■ **COLLECTED MATERIAL**
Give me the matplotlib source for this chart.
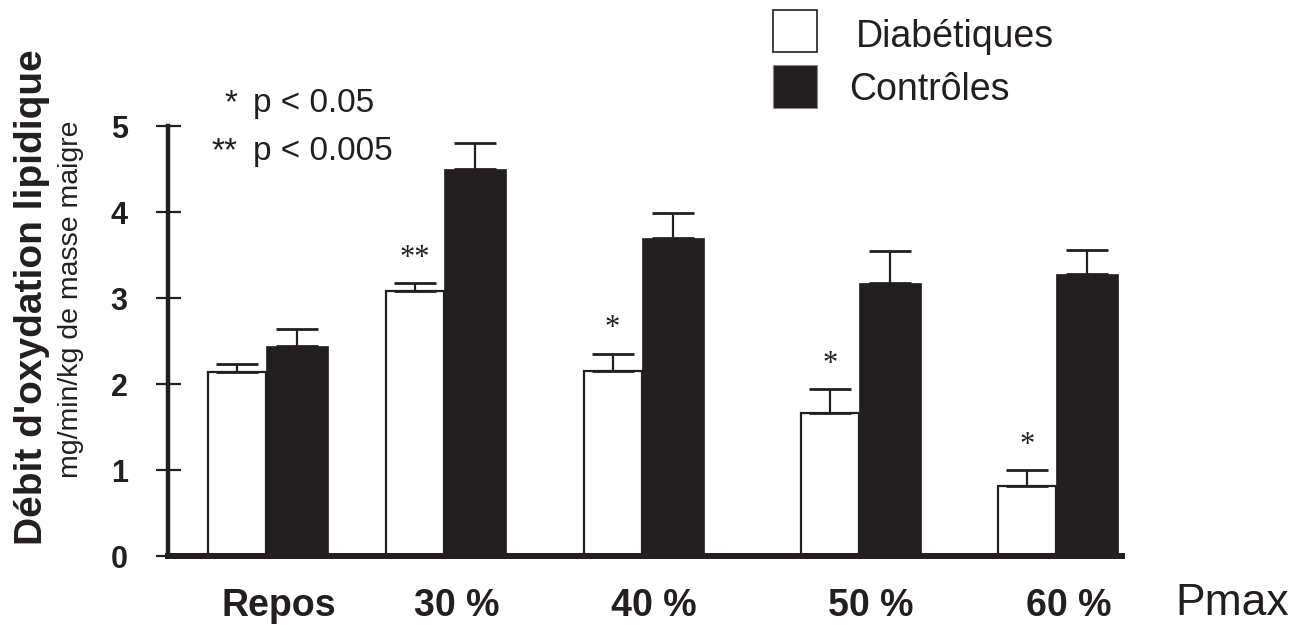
import matplotlib.pyplot as plt
import numpy as np
from matplotlib.patches import Rectangle

# Lipid oxidation rate, diabetics vs controls, by exercise intensity

groups = ["Repos", "30 %", "40 %", "50 %", "60 %"]
diab = [2.14, 3.08, 2.15, 1.66, 0.81]
diab_err = [0.09, 0.09, 0.20, 0.28, 0.19]
ctrl = [2.44, 4.50, 3.70, 3.17, 3.28]
ctrl_err = [0.20, 0.30, 0.29, 0.38, 0.28]
stars = ["", "**", "*", "*", "*"]

pos = np.array([0, 1, 2.11, 3.33, 4.44])
w_d = 0.326
w_c = 0.348
dark = "#231f20"

plt.rcParams['font.family'] = ['Liberation Sans', 'DejaVu Sans']

fig = plt.figure(figsize=(13.01, 6.25), dpi=100)
ax = fig.add_axes([168 / 1301, 69 / 625, 954 / 1301, 430 / 625])

ek = dict(ecolor=dark, elinewidth=1.6, capsize=15, capthick=2, clip_on=False)
ax.bar(pos - w_d / 2, diab, w_d, color="white", edgecolor=dark, linewidth=1.6)
ax.errorbar(pos - w_d / 2, diab, yerr=[np.zeros(5), diab_err], fmt="none", **ek)
ax.bar(pos + w_c / 2, ctrl, w_c, color=dark, edgecolor=dark, linewidth=0.5)
ax.errorbar(pos + w_c / 2, ctrl, yerr=[np.zeros(5), ctrl_err], fmt="none", **ek)

for x, y, e, s in zip(pos - w_d / 2, diab, diab_err, stars):
    if s:
        ax.annotate(s, (x, y + e), xytext=(0, 18), textcoords="offset points",
                    ha="center", va="center", fontsize=22, family="Liberation Serif",
                    color=dark)

ax.set_xlim(-0.551, 4.809)
ax.set_ylim(0, 5)
for side in ["top", "right"]:
    ax.spines[side].set_visible(False)
ax.spines["left"].set_linewidth(3.2)
ax.spines["bottom"].set_linewidth(4.3)
ax.spines["left"].set_color(dark)
ax.spines["bottom"].set_color(dark)

ax.set_yticks(range(6))
ax.tick_params(axis="y", direction="inout", length=18, width=1.6, pad=20,
               labelsize=22, colors=dark)
ax.set_xticks(pos + 0.07)
ax.set_xticklabels(groups)
ax.tick_params(axis="x", length=0, pad=23, labelsize=27, colors=dark)
for lab in ax.get_xticklabels() + ax.get_yticklabels():
    lab.set_fontweight("bold")

fig.text(1175 / 1301, 10 / 625, "Pmax", fontsize=32, color=dark, va="baseline")

fig.text(32 / 1301, 0.525, "Débit d'oxydation lipidique", rotation=90,
         ha="center", va="center", fontsize=28, fontweight="bold", color=dark)
fig.text(71 / 1301, 0.522, "mg/min/kg de masse maigre", rotation=90,
         ha="center", va="center", fontsize=20.5, color=dark)

# legend
fig.patches.append(Rectangle((773 / 1301, 573 / 625), 44 / 1301, 42 / 625,
                             transform=fig.transFigure, facecolor="white",
                             edgecolor=dark, linewidth=1.2))
fig.patches.append(Rectangle((773 / 1301, 517 / 625), 44 / 1301, 43 / 625,
                             transform=fig.transFigure, facecolor=dark,
                             edgecolor="#888888", linewidth=0.8))
fig.text(856 / 1301, 578 / 625, "Diabétiques", fontsize=27, color=dark, va="baseline")
fig.text(849 / 1301, 525 / 625, "Contrôles", fontsize=27, color=dark, va="baseline")

# p-value key
fig.text(237 / 1301, 513 / 625, "*", fontsize=24, color=dark, ha="right", va="baseline")
fig.text(253 / 1301, 513 / 625, "p < 0.05", fontsize=24, color=dark, va="baseline")
fig.text(237 / 1301, 465 / 625, "**", fontsize=24, color=dark, ha="right", va="baseline")
fig.text(253 / 1301, 465 / 625, "p < 0.005", fontsize=24, color=dark, va="baseline")

fig.savefig("out.png", dpi=100)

■ **INSTRUCTION**
Only lines belong in the copy: transcribe those from the start of the data through the line that contains "ax.errorbar(pos + w_c", and skip the pictures.

■ **TASK RESULT**
Give me the matplotlib source for this chart.
import matplotlib.pyplot as plt
import numpy as np
from matplotlib.patches import Rectangle

# Lipid oxidation rate, diabetics vs controls, by exercise intensity

groups = ["Repos", "30 %", "40 %", "50 %", "60 %"]
diab = [2.14, 3.08, 2.15, 1.66, 0.81]
diab_err = [0.09, 0.09, 0.20, 0.28, 0.19]
ctrl = [2.44, 4.50, 3.70, 3.17, 3.28]
ctrl_err = [0.20, 0.30, 0.29, 0.38, 0.28]
stars = ["", "**", "*", "*", "*"]

pos = np.array([0, 1, 2.11, 3.33, 4.44])
w_d = 0.326
w_c = 0.348
dark = "#231f20"

plt.rcParams['font.family'] = ['Liberation Sans', 'DejaVu Sans']

fig = plt.figure(figsize=(13.01, 6.25), dpi=100)
ax = fig.add_axes([168 / 1301, 69 / 625, 954 / 1301, 430 / 625])

ek = dict(ecolor=dark, elinewidth=1.6, capsize=15, capthick=2, clip_on=False)
ax.bar(pos - w_d / 2, diab, w_d, color="white", edgecolor=dark, linewidth=1.6)
ax.errorbar(pos - w_d / 2, diab, yerr=[np.zeros(5), diab_err], fmt="none", **ek)
ax.bar(pos + w_c / 2, ctrl, w_c, color=dark, edgecolor=dark, linewidth=0.5)
ax.errorbar(pos + w_c / 2, ctrl, yerr=[np.zeros(5), ctrl_err], fmt="none", **ek)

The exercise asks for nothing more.